--- START ---

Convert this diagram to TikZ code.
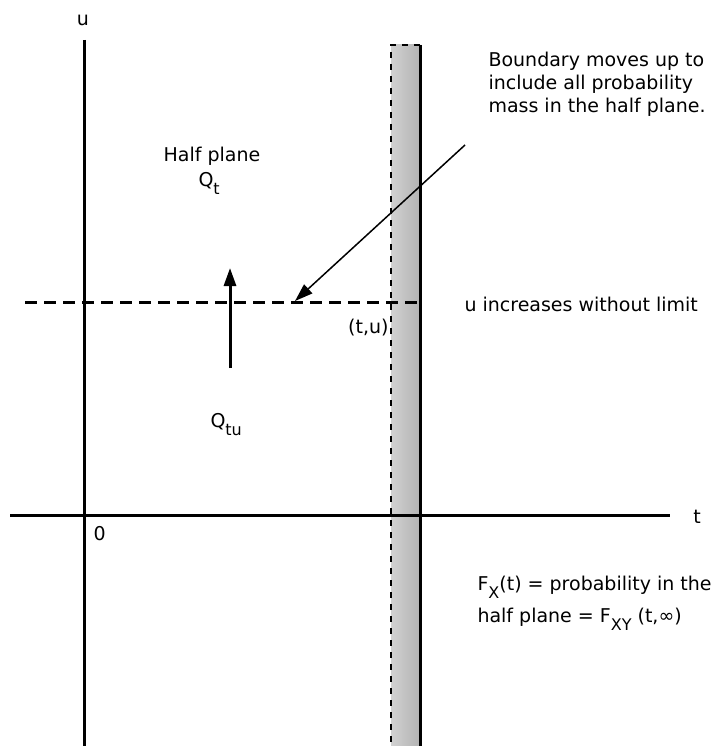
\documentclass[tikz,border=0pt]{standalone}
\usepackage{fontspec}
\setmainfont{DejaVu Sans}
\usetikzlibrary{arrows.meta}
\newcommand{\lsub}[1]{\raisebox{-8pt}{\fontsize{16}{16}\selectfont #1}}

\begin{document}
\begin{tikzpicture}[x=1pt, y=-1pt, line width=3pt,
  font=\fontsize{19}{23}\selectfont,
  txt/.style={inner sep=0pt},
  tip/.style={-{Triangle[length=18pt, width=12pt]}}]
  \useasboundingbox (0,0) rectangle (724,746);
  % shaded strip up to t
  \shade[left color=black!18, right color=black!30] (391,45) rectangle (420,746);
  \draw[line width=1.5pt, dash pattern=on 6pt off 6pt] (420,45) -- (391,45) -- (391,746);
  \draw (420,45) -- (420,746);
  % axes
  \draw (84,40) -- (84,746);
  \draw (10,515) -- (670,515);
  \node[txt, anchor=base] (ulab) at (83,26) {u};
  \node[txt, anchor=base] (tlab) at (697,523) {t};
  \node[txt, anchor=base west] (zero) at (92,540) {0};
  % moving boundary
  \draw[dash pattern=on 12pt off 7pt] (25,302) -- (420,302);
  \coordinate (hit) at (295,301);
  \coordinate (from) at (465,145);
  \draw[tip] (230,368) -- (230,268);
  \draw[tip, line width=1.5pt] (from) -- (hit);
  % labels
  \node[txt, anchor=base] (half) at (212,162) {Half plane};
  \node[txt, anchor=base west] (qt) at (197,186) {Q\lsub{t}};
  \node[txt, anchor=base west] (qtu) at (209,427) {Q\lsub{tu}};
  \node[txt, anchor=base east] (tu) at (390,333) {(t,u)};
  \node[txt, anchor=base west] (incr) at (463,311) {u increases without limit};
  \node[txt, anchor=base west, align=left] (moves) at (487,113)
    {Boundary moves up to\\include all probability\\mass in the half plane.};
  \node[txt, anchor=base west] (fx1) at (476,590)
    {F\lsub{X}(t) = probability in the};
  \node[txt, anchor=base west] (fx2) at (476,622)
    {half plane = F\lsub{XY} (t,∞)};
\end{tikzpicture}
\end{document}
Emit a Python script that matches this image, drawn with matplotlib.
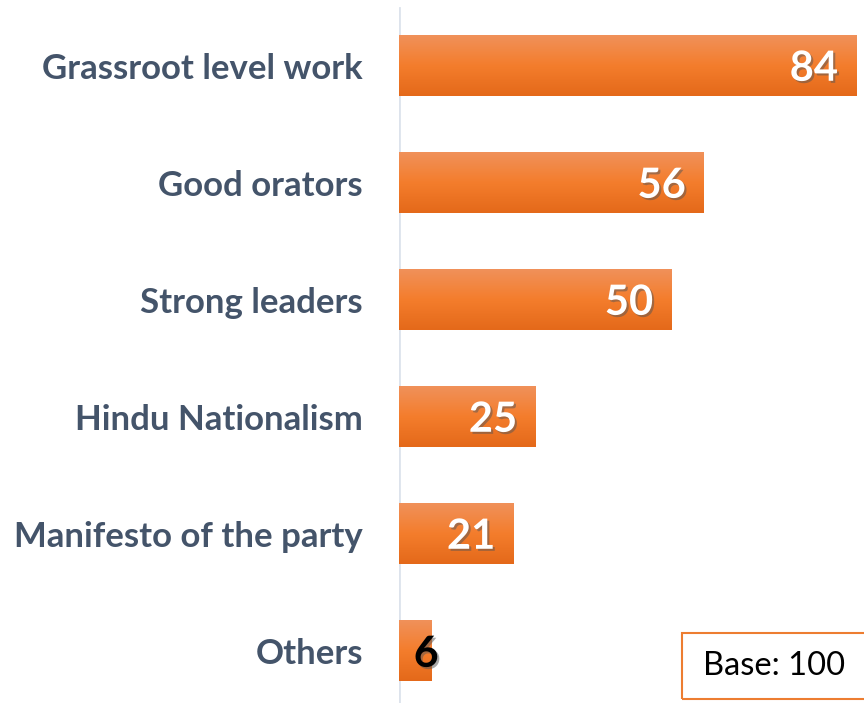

--- END ---

■ GIVEN REQUEST
Your task is to transcribe all of the records precisely, with no images included.

■ PROBLEM SOLUTION
Convert this diagram to TikZ code.
\documentclass[tikz,border=0pt]{standalone}
\usepackage{fontspec}
\setmainfont{DejaVu Sans}
\usetikzlibrary{arrows.meta}
\newcommand{\lsub}[1]{\raisebox{-8pt}{\fontsize{16}{16}\selectfont #1}}

\begin{document}
\begin{tikzpicture}[x=1pt, y=-1pt, line width=3pt,
  font=\fontsize{19}{23}\selectfont,
  txt/.style={inner sep=0pt},
  tip/.style={-{Triangle[length=18pt, width=12pt]}}]
  \useasboundingbox (0,0) rectangle (724,746);
  % shaded strip up to t
  \shade[left color=black!18, right color=black!30] (391,45) rectangle (420,746);
  \draw[line width=1.5pt, dash pattern=on 6pt off 6pt] (420,45) -- (391,45) -- (391,746);
  \draw (420,45) -- (420,746);
  % axes
  \draw (84,40) -- (84,746);
  \draw (10,515) -- (670,515);
  \node[txt, anchor=base] (ulab) at (83,26) {u};
  \node[txt, anchor=base] (tlab) at (697,523) {t};
  \node[txt, anchor=base west] (zero) at (92,540) {0};
  % moving boundary
  \draw[dash pattern=on 12pt off 7pt] (25,302) -- (420,302);
  \coordinate (hit) at (295,301);
  \coordinate (from) at (465,145);
  \draw[tip] (230,368) -- (230,268);
  \draw[tip, line width=1.5pt] (from) -- (hit);
  % labels
  \node[txt, anchor=base] (half) at (212,162) {Half plane};
  \node[txt, anchor=base west] (qt) at (197,186) {Q\lsub{t}};
  \node[txt, anchor=base west] (qtu) at (209,427) {Q\lsub{tu}};
  \node[txt, anchor=base east] (tu) at (390,333) {(t,u)};
  \node[txt, anchor=base west] (incr) at (463,311) {u increases without limit};
  \node[txt, anchor=base west, align=left] (moves) at (487,113)
    {Boundary moves up to\\include all probability\\mass in the half plane.};
  \node[txt, anchor=base west] (fx1) at (476,590)
    {F\lsub{X}(t) = probability in the};
  \node[txt, anchor=base west] (fx2) at (476,622)
    {half plane = F\lsub{XY} (t,∞)};
\end{tikzpicture}
\end{document}
Emit a Python script that matches this image, drawn with matplotlib.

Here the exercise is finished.